はですから、これを変えなくてはいけなんだと、いうことを申し上げているわけであります。どうか皆さん、そういう意味におきまして我々は国の仕組みから、行政の仕組みから変えるんだと、そのことを皆さんにずーっと訴えてきた、所がまだその基本的な仕組みは何も変わっておりません。
予算編成も今言った通りでございます。ですから私はこの官僚支配が中央集権がいけない、地域主権地方自治を確立するということならば、それなりの施策をやらなくちゃならない。
先ず第一に何か、なんで霞ヶ関のお役人さん達が一番えばっているのか、それはお金と権限、権力を全部霞ヶ関で持っているからであります。これを私は直さなくちゃいけない、特に地域主権、地域分権という以上は、お金と権限を地方に渡して、そして地方の皆さん住民皆さんの創意工夫でもってそのお金を有効に使って貰う、そしてその地域において色々な地場産業、そして又、雇用を生み出していく、そういう国のあり方に変えなければ、本当の日本全体の発展も、そして又雇用の確保も出来ない、私はそのように考えております。
皆さんそういう意味において、まだ予算編成は大枠が一律10%削減という大枠を決められてしまいましたけれども、しかしこれはこれからでも直す気になれば直せます。お役所の言う通り、今までと同じ、自民党がやってきたと同じようなやり方でやったら、直せませんけども、我々が本当に腹を据えて自分の責任でやるんだという決意を固めりゃ出来るんです。
私はそういう意味におきまして、本当に皆さんと約束した、国民主導の、すなわち国民に選ばれた政治家が自分の責任でもって政治行政を断行する、この決意を持たなければ、いつまでだって口だけの政治主導、口だけの国民主導に終わってしまいます。
だから役人になめられてしまうんですよ。私はそういう意味によって、俺が最終的には総理大臣がこの政策については全責任を持つ、俺が持つんだからお前たち協力してやってくれ、こういう政治を是非とも実現したい、そのように考えておる次第で御座います。
もう時間が無くなりましたから最後に現在の経済、景気の問題について触れたいと思います。菅総理も、一に雇用、二に雇用、三に雇用、雇用が大事だということをおっしゃっております。私もその通りだと思います。ではどうして雇用を安定させ、雇用を増大させるためには、どうしたらいいのかちゅうのが問題であります。その為には日本経済を、成長、景気を良くしなければなりません。
日本は今までアメリカと中国の成長に、外需に頼って、輸出に頼ってやってきました。しかしながら、今、アメリカの経済も中国の経済もどうもおもわしくない、結果として日本の経済が見通しが全く立たなくなってしまう。それは本当におかしな話でありまして、外需頼みの経済ではなくて、内需で国民の皆さんのお互いの生産と消費でもって、そんな高度成長ではないけれども、安定した成長の出来るような、産業構造に変えて行くということが大事であります。

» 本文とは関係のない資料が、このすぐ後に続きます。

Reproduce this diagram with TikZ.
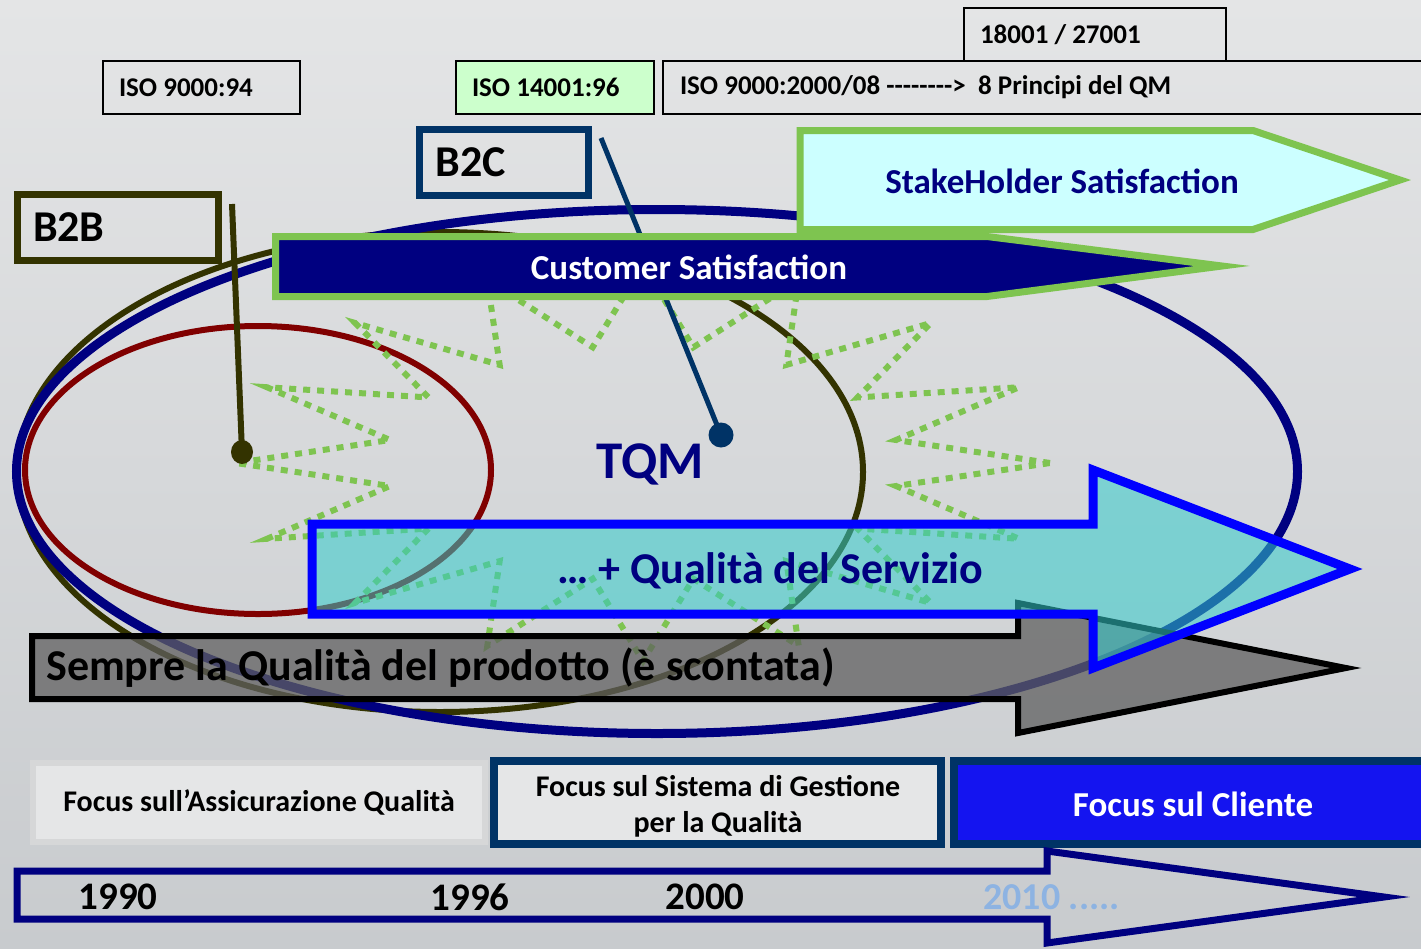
\documentclass[tikz,border=0pt]{standalone}
\usepackage{fontspec}
\setmainfont{Carlito}
\usetikzlibrary{shapes.geometric}
\definecolor{navy}{RGB}{0,0,128}
\definecolor{olivedk}{RGB}{51,51,0}
\definecolor{redE}{RGB}{128,0,0}
\definecolor{b2cblue}{RGB}{0,51,102}
\definecolor{lgreen}{RGB}{126,196,80}
\definecolor{mint}{RGB}{204,255,204}
\definecolor{paleblue}{RGB}{204,255,255}
\definecolor{qcyan}{RGB}{51,204,204}
\definecolor{pureblue}{RGB}{0,0,255}
\definecolor{clientblue}{RGB}{20,20,240}
\definecolor{yearblue}{RGB}{141,179,226}
\definecolor{bgtop}{RGB}{228,229,230}
\definecolor{bgmid}{RGB}{247,247,247}
\definecolor{bgbot}{RGB}{200,203,206}
\definecolor{boxgray}{RGB}{214,215,216}
\definecolor{boxfill}{RGB}{229,230,231}
\definecolor{grayarrow}{RGB}{96,96,96}
\begin{document}
\begin{tikzpicture}[x=1pt,y=-1pt,
  fs/.style={font=\fontsize{#1}{#1}\selectfont\bfseries},
  isobox/.style={draw=black, line width=2pt, minimum height=53pt, inner xsep=0pt, align=flush left, fs=27},
  bbox/.style={line width=7pt, minimum height=66pt, inner xsep=0pt, align=flush left, fs=44},
  txt/.style={inner sep=0pt},
  starline/.style={draw=lgreen, line width=6pt, dash pattern=on 7pt off 7pt},
  focusbox/.style={line width=8pt, draw=b2cblue, minimum height=83pt, align=center},
  line join=miter]
\useasboundingbox (0,0) rectangle (1421,948);
\shade[top color=bgtop, middle color=bgmid, bottom color=bgbot] (0,0) rectangle (1421,948);

% ellipses
\draw[olivedk, line width=6pt] (440,472) ellipse [x radius=423pt, y radius=240pt];
\draw[navy, line width=9pt] (657,471.5) ellipse [x radius=640.5pt, y radius=262pt];
\draw[redE, line width=6pt] (258,470) ellipse [x radius=233pt, y radius=144pt];

% star burst
\draw[starline] (1050,463) \foreach \i in {1,...,31}{ -- ({643+ifthenelse(mod(\i,2)==0,407,258)*cos(\i*11.25)},{463-ifthenelse(mod(\i,2)==0,198,118)*sin(\i*11.25)}) } -- cycle;

% pointers
\node[circle, fill=b2cblue, inner sep=0pt, minimum size=25pt] (b2cdot) at (721,435) {};
\coordinate (b2ctop) at (601,138);
\draw[b2cblue, line width=5pt] (b2ctop) -- (b2cdot.center);
\node[ellipse, fill=olivedk, inner sep=0pt, minimum width=22pt, minimum height=24pt] (b2bdot) at (242,452) {};
\coordinate (b2btop) at (232,204);
\draw[olivedk, line width=6pt] (b2btop) -- (b2bdot.center);

% label boxes
\node[bbox, draw=olivedk, minimum width=201pt, text width=170pt] (b2b) at (118,227.5) {B2B};
\node[bbox, draw=b2cblue, minimum width=169pt, text width=137pt] (b2c) at (504,162.5) {B2C};

\node[isobox, minimum width=197pt, text width=165pt] (iso94) at (201.5,87.5) {ISO 9000:94};
\node[isobox, fill=mint, minimum width=198pt, text width=166pt] (iso14) at (555,87.5) {ISO 14001:96};
\node[isobox, minimum width=767pt, text width=733pt] (iso2000) at (1046.5,87.5) {ISO 9000:2000/08 -{}-{}-{}-{}-{}-{}-{}->\ \ 8 Principi del QM};
\node[isobox, minimum width=262pt, text width=230pt] (iso18) at (1095,34.5) {18001 / 27001};

\node[txt, navy, fs=53] (tqm) at (650,464) {TQM};

% stakeholder and customer arrows
\draw[lgreen, line width=7pt, fill=paleblue] (800,130.5) -- (1253,130.5) -- (1400,180) -- (1253,229.5) -- (800,229.5) -- cycle;
\node[txt, navy, fs=35] (stake) at (1062,181) {StakeHolder Satisfaction};
\draw[lgreen, line width=7pt, fill=navy] (275.5,236.5) -- (987,236.5) -- (1222,266) -- (987,296.5) -- (275.5,296.5) -- cycle;
\node[txt, white, fs=35] (cust) at (689,267) {Customer Satisfaction};

% product quality arrow
\draw[black, line width=6pt, fill=grayarrow, fill opacity=0.75] (32,636) -- (1018,636) -- (1018,603) -- (1346,668) -- (1018,733) -- (1018,699) -- (32,699) -- cycle;
\node[txt, black, fs=44, anchor=west] (sempre) at (46,668) {Sempre la Qualità del prodotto (è scontata)};

% service quality arrow
\draw[pureblue, line width=9pt, fill=qcyan, fill opacity=0.55] (312,524) -- (1093,524) -- (1093,470) -- (1350,569) -- (1093,668) -- (1093,614) -- (312,614) -- cycle;
\node[txt, navy, fs=44] (serv) at (770,571) {… + Qualità del Servizio};

% focus boxes
\node[draw=boxgray, fill=boxfill, line width=6pt, minimum width=452pt, minimum height=79pt, fs=30] (fass) at (259,802.5) {Focus sull’Assicurazione Qualità};
\node[focusbox, fill=boxfill, minimum width=447pt] (fsis) at (717.5,802.5) {};
\node[txt, fs=30, align=center] (fsistxt) at (718,806) {Focus sul Sistema di Gestione\\[6pt]per la Qualità};
\node[focusbox, fill=clientblue, minimum width=472pt] (fcli) at (1190,802.5) {};
\node[txt, white, fs=35] (fclitxt) at (1193,804) {Focus sul Cliente};

% timeline arrow
\draw[navy, line width=7pt] (17,871) -- (1047,871) -- (1047,851) -- (1384,897) -- (1047,943) -- (1047,919) -- (17,919) -- cycle;
\node[txt, fs=39] (y1990) at (118,897) {1990};
\node[txt, fs=39] (y1996) at (470,897) {1996};
\node[txt, fs=39] (y2000) at (705,897) {2000};
\node[txt, fs=38, yearblue, anchor=west] (y2010) at (983,897) {2010 .....};
\end{tikzpicture}
\end{document}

ですからその為には今申しましたように、いわゆる我々が言っている最大の官僚政治を直す最大の方策でもある自主財源として、色んな補助金、無駄な補助金を含めて地方に全部、補助金をまとめて交付金としてあげる、そういうことによりまして、新しい地場の産業、あるいは福祉産業等の成長産業を含めて地域の活性化を行っていく。
これが私は基本的に日本の経済のあり方だと思っております。しかしこれではまだ時間が掛かります。今すぐそう出来るわけではない。とするならば今の景気を持ち上げるためにはどうしても、財政、国家財政の出動が必要であります。今年度の予算で2兆円の景気対策費を積んでおります。ところが今の菅内閣政府におきましては、その半分の9千2百億円の景気対策費を執行しようという考え方であります。どうして、今この大事な時に、思い切って、どうせ予備費としてきちんと計上しているわけで御座いますので、2兆円そのものを予備費として投入して、それによって景気を底上げしていく、私はそういうような考え方を大胆に取っていくべきだと思っております。

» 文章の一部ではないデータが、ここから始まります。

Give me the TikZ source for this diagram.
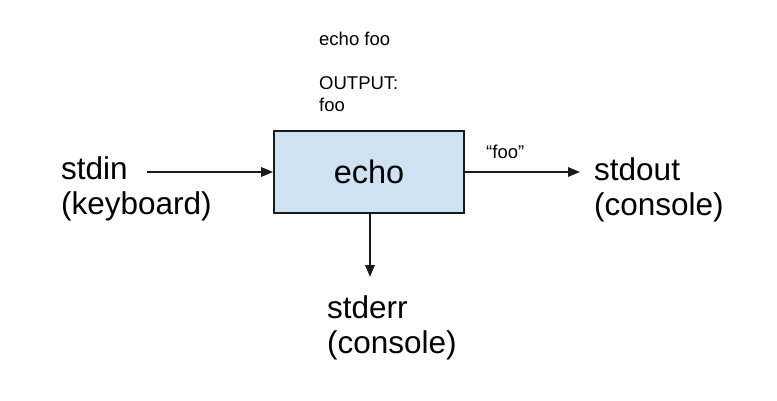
\documentclass[tikz,border=0pt]{standalone}
\usepackage{fontspec}
\setmainfont{Liberation Sans}
\usetikzlibrary{arrows.meta}
\definecolor{boxfill}{HTML}{CFE2F3}
\definecolor{ink}{HTML}{1A1A1A}
\begin{document}
\begin{tikzpicture}[x=1pt,y=1pt,
  big/.style={font=\fontsize{31.5}{35}\selectfont, align=left, anchor=base west, inner sep=0pt},
  small/.style={font=\fontsize{18.5}{21}\selectfont, align=left, anchor=base west, inner sep=0pt},
  conn/.style={draw=ink, line width=1.6pt, -{Triangle[length=12pt,width=9.5pt]}}]
\useasboundingbox (0,0) rectangle (777,400);
\node[draw=ink, line width=1.8pt, fill=boxfill, minimum width=190pt, minimum height=82pt,
  inner sep=0pt, font=\fontsize{32.5}{36}\selectfont] (echo) at (369,228) {echo};
\node[big] (stdin) at (61,186) {stdin\\(keyboard)};
\node[big] (stdout) at (594,185) {stdout\\(console)};
\node[big] (stderr) at (327,47) {stderr\\(console)};
\node[small] (cmd) at (319,289) {echo foo\\[23pt]OUTPUT:\\foo};
\node[small] (foo) at (486,242) {“foo”};
\coordinate (inL) at (147,228);
\coordinate (outR) at (580,228);
\coordinate (errB) at (370,123);
\draw[conn] (inL) -- (echo.west);
\draw[conn] (echo.east) -- (outR);
\draw[conn] (echo.south -| errB) -- (errB);
\end{tikzpicture}
\end{document}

又一つは円高で御座います。円が高くなるということは日本の実力が評価されることですから、長期的には悪いことではありません。しかし今のように急激に円高が進むとなると、本当に大企業はリスクヘッジしていますから大丈夫ですけれども、社員や或いは下請けの中小、零細企業にそのしわよせが来てしまいます。だから私は市場介入を腹にいれてやるべきだと、それから市場介入だけでは足りない、円高のメリットを利用して一番今、海外で、日本で資源のない日本が海外の資源に投資するチャンスなんであります。だからこれは十兆円、二十兆円という単位のお金です。これを積極的に政府が指導して私は投資をするべきだと考えております。

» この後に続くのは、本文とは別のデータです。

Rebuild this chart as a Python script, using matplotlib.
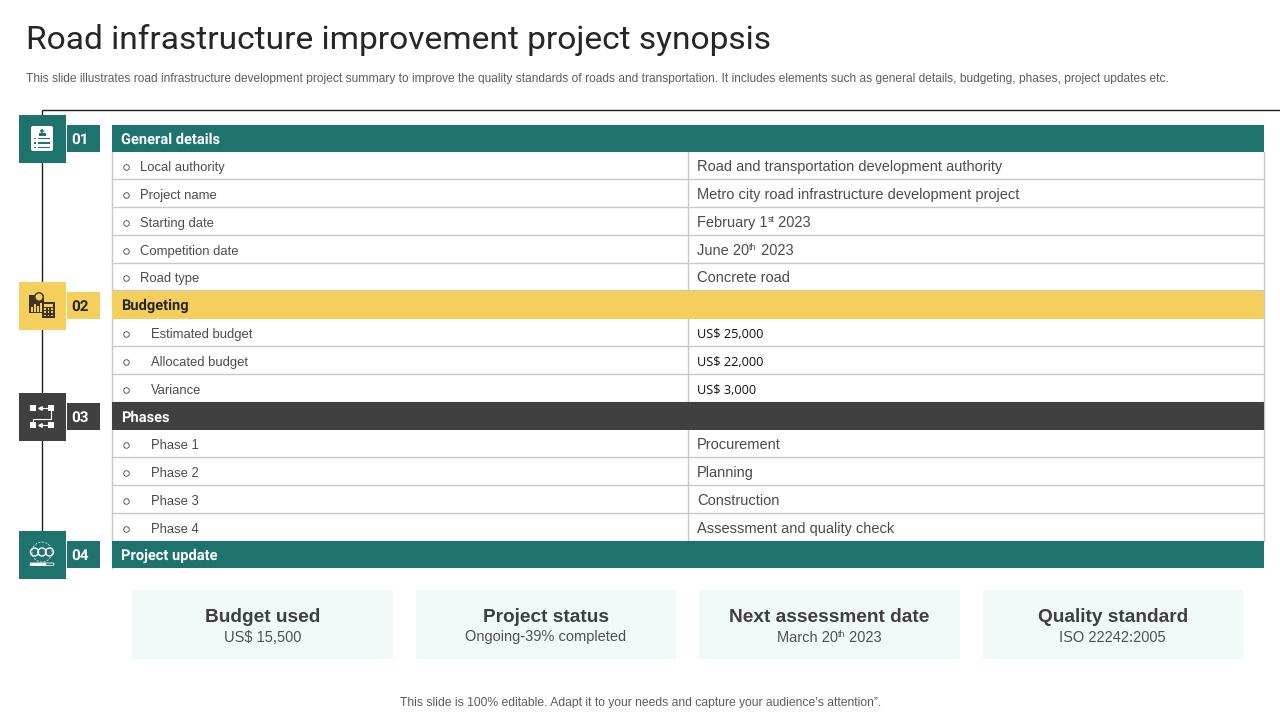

そういうようなことを通じまして本当に、国民の生活第一、国民の生活に目を向けた政策と政治を実行していきたい、私はこのことを去年の総選挙で約束したことを国民の皆さんの生活を守るために私の全ての政治生命を掛けて頑張りたいと思います。どうか皆様の最後までのご支援ご指導を頂きますよう心からお願いいたします。本日はまことに有難う御座いました、有難う御座いました。